|Title||Comparison of decapod communities across an urban-forest land use gradient in Puerto Rican streams|
|Publication Type||Journal Article|
|Year of Publication||2015|
|Authors||Perez-Reyes, O, Crowl, TA, Covich, AP|
Urbanization influences a range of factors related to stream health, including the hydrologic regime, water quality, and riparian conditions that lead to negative effects on terrestrial and aquatic ecosystems. However, impacts on freshwater decapods from urbanization of tropical streams have not been reported. We hypothesized that changes in decapod communities in watersheds with different levels of urbanization are related to changes in physical stream habitats caused by different land uses and their effects on water discharge. The impacts of land use on the physico-chemical characteristics of streams and freshwater decapod communities were evaluated in three watersheds characterized by low, moderate and high-intensities of urbanization in Puerto Rico. For the low and moderately developed urban watersheds, decapod species richness ranged from 10 to 11 species; the highly urbanized watershed only had 4 species. Macrobrachium faustinum and Xiphocaris elongata were the most ubiquitously species and were found in all watersheds.
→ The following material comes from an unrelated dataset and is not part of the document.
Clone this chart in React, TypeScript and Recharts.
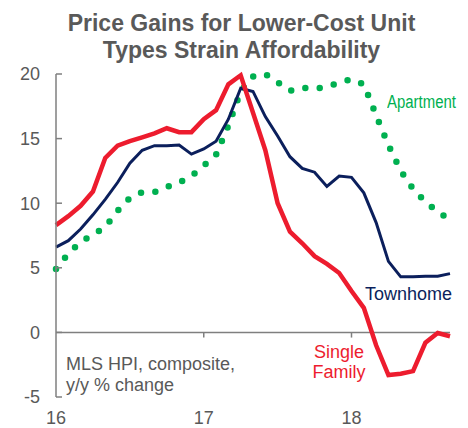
import React from "react"
import {
  LineChart,
  Line,
  XAxis,
  YAxis,
  ReferenceLine,
} from "recharts"

// monthly, Jan 2016 .. Sep 2018
const months = [
  "2016-01", "2016-02", "2016-03", "2016-04", "2016-05", "2016-06", "2016-07", "2016-08", "2016-09", "2016-10", "2016-11", "2016-12",
  "2017-01", "2017-02", "2017-03", "2017-04", "2017-05", "2017-06", "2017-07", "2017-08", "2017-09", "2017-10", "2017-11", "2017-12",
  "2018-01", "2018-02", "2018-03", "2018-04", "2018-05", "2018-06", "2018-07", "2018-08", "2018-09",
]
const singleFamily = [
  8.3, 9.0, 9.8, 10.9, 13.5, 14.45, 14.8, 15.1, 15.4, 15.8, 15.5, 15.5,
  16.5, 17.2, 19.2, 19.9, 17.0, 14.1, 10.0, 7.8, 6.9, 5.9, 5.3, 4.6,
  3.2, 1.9, -1.0, -3.3, -3.2, -3.0, -0.8, -0.05, -0.3,
]
const townhome = [
  6.6, 7.1, 8.0, 9.1, 10.3, 11.6, 13.1, 14.1, 14.45, 14.45, 14.5, 13.8,
  14.2, 14.8, 16.5, 18.9, 18.65, 16.7, 15.2, 13.6, 12.7, 12.4, 11.3, 12.1,
  12.0, 10.8, 8.5, 5.5, 4.3, 4.3, 4.35, 4.35, 4.55,
]
const apartment = [
  4.9, 6.1, 7.0, 7.55, 8.15, 9.4, 10.4, 10.85, 10.85, 11.25, 11.6, 12.1,
  12.9, 13.75, 16.0, 18.65, 19.8, 20.0, 19.35, 18.7, 18.95, 18.85, 19.0, 19.35,
  19.6, 19.2, 16.8, 14.5, 12.5, 11.1, 10.1, 9.35, 8.7,
]
const xTicks = ["2016-01", "2017-01", "2018-01"]
const yTicks = [-5, 0, 5, 10, 15, 20]

const data = months.map((m, i) => ({
  month: m,
  sf: singleFamily[i],
  th: townhome[i],
  apt: apartment[i],
}))

const GRAY = "#595959"
const AXIS = "#7f7f7f"
const FONT = "'Liberation Sans', Arial, sans-serif"

const label = (extra: React.CSSProperties): React.CSSProperties => ({
  position: "absolute",
  fontFamily: FONT,
  fontSize: 18,
  lineHeight: "21px",
  whiteSpace: "nowrap",
  ...extra,
})

export default function App() {
  return (
    <div style={{ position: "absolute", left: 0, top: 0, width: 468, height: 428, background: "#fff" }}>
      <div
        style={{
          position: "absolute",
          left: 0,
          top: 10,
          width: 483,
          textAlign: "center",
          fontFamily: FONT,
          fontWeight: "bold",
          fontSize: 23,
          lineHeight: "26.5px",
          color: GRAY,
        }}
      >
        Price Gains for Lower-Cost Unit
        <br />
        Types Strain Affordability
      </div>
      <LineChart
        width={468}
        height={428}
        data={data}
        margin={{ top: 74, right: 18, bottom: 0, left: 0 }}
        style={{ position: "absolute", left: 0, top: 0 }}
      >
        <XAxis
          dataKey="month"
          ticks={xTicks}
          tickFormatter={(v: string) => v.slice(2, 4)}
          axisLine={false}
          tickLine={false}
          tickSize={0}
          tickMargin={14}
          height={31}
          interval={0}
          tick={{ fill: GRAY, fontSize: 18, fontFamily: FONT }}
        />
        <YAxis
          domain={[-5, 20]}
          ticks={yTicks}
          width={56}
          stroke={AXIS}
          axisLine={{ stroke: AXIS, strokeWidth: 1.5 }}
          tickLine={{ stroke: AXIS, strokeWidth: 1.5 }}
          tickSize={-6}
          tickMargin={22}
          tick={{ fill: GRAY, fontSize: 18, fontFamily: FONT }}
        />
        <ReferenceLine y={0} stroke={AXIS} strokeWidth={1.5} />
        <ReferenceLine segment={[{ x: "2017-01", y: 0 }, { x: "2017-01", y: -0.4 }]} stroke={AXIS} strokeWidth={1.5} />
        <ReferenceLine segment={[{ x: "2018-01", y: 0 }, { x: "2018-01", y: -0.4 }]} stroke={AXIS} strokeWidth={1.5} />
        <Line
          dataKey="apt"
          stroke="#00b050"
          strokeWidth={6.5}
          strokeDasharray="0 14.5"
          strokeLinecap="round"
          dot={false}
          type="linear"
          isAnimationActive={false}
        />
        <Line
          dataKey="th"
          stroke="#0b1f5c"
          strokeWidth={3}
          dot={false}
          type="linear"
          isAnimationActive={false}
        />
        <Line
          dataKey="sf"
          stroke="#ed1c2e"
          strokeWidth={4.5}
          dot={false}
          type="linear"
          isAnimationActive={false}
        />
      </LineChart>
      {/* narrow face, squeezed */}
      <div
        style={label({
          left: 387,
          top: 91.5,
          color: "#00b050",
          transform: "scaleX(0.83)",
          transformOrigin: "left center",
        })}
      >
        Apartment
      </div>
      <div style={label({ left: 365, top: 283.5, color: "#0b1f5c" })}>Townhome</div>
      <div style={label({ left: 289, top: 342.3, width: 100, textAlign: "center", lineHeight: "20px", color: "#ed1c2e" })}>
        Single
        <br />
        Family
      </div>
      <div style={label({ left: 66, top: 353.8, lineHeight: "21.5px", color: GRAY })}>
        MLS HPI, composite,
        <br />
        y/y % change
      </div>
    </div>
  )
}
Multivariable analysis of physical characteristics and densities of the decapod families resulted in one axis that explained 80 % of the total variation among the watersheds and was correlated with stream discharge. The effect of discharge is likely a result of frequent high flows that sustain habitats with high concentrations of dissolved oxygen and low concentrations of pollutants. An increase in physico-chemical parameters were observed from the LUW to the HUW. These results indicate that the decapod communities were most likely influenced by land use and environmental conditions that affected erosional aspects related to water discharge and water quality in the highly impacted watersheds.